* Work required: Copy from the first line below down to and including the line with "import pandas as pd". Skip the pictures.

>> Begin Stored data

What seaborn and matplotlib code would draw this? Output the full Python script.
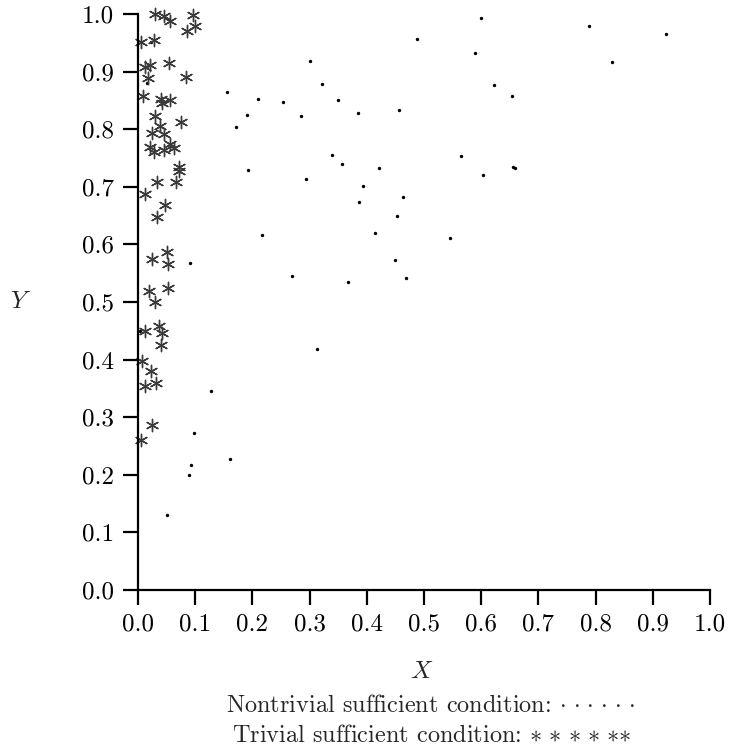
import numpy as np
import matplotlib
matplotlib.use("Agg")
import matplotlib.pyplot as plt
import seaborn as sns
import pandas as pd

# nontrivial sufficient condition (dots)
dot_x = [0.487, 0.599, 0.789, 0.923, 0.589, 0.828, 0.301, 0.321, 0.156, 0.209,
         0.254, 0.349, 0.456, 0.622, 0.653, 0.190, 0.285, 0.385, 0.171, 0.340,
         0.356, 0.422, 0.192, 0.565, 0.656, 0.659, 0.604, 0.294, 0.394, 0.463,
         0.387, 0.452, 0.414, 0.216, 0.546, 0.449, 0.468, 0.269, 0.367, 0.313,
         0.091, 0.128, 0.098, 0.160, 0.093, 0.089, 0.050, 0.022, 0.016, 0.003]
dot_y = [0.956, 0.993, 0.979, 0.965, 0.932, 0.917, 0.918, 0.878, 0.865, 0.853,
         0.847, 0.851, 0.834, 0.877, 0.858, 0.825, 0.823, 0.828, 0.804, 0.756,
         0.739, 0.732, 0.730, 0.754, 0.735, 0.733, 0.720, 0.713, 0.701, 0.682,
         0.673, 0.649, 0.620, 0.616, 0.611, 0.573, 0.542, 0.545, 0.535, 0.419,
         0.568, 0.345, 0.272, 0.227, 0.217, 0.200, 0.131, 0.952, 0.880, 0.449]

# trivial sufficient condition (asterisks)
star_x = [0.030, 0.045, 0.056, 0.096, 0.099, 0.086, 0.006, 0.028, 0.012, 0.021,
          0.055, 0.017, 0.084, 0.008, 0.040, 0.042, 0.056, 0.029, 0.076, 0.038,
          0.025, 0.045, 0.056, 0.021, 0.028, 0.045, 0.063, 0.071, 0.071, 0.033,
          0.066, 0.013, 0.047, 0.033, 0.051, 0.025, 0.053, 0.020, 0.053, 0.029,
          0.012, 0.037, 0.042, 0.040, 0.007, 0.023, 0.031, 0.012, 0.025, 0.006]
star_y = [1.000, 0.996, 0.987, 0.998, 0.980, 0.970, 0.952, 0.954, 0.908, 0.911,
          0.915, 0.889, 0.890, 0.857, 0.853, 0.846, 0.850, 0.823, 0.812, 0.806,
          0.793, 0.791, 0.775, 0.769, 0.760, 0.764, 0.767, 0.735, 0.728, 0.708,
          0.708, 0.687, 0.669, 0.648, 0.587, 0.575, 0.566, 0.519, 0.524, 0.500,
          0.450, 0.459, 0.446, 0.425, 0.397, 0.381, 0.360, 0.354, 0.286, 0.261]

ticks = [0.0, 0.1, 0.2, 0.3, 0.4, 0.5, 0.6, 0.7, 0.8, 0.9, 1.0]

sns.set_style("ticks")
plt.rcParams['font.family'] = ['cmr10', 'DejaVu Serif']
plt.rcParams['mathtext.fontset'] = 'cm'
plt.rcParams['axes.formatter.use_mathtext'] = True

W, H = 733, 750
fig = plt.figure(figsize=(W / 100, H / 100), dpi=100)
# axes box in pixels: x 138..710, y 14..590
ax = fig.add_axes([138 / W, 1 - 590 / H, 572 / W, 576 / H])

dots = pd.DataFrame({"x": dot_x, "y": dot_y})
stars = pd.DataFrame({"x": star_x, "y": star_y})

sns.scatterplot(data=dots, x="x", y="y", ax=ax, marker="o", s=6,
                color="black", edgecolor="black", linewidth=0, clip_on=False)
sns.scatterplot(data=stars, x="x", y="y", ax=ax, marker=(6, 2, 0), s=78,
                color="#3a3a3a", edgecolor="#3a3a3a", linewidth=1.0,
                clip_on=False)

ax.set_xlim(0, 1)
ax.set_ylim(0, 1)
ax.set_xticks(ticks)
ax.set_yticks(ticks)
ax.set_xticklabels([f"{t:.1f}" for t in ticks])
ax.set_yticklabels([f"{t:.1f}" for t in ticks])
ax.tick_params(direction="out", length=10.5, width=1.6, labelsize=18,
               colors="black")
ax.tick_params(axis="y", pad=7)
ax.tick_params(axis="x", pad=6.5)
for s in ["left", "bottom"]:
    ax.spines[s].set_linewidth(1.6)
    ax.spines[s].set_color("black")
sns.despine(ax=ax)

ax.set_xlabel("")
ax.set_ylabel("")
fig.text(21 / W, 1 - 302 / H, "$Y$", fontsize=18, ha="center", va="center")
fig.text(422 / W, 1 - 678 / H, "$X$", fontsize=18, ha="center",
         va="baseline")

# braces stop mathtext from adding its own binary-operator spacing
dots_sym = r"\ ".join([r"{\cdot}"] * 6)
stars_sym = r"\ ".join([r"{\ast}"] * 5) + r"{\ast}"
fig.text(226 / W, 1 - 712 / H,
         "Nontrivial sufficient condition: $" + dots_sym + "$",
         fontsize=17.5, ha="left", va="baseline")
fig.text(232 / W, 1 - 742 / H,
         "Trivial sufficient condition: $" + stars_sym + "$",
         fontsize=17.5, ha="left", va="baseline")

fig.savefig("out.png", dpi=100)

>> End Stored data

* Result of this exercise:
What seaborn and matplotlib code would draw this? Output the full Python script.
import numpy as np
import matplotlib
matplotlib.use("Agg")
import matplotlib.pyplot as plt
import seaborn as sns
import pandas as pd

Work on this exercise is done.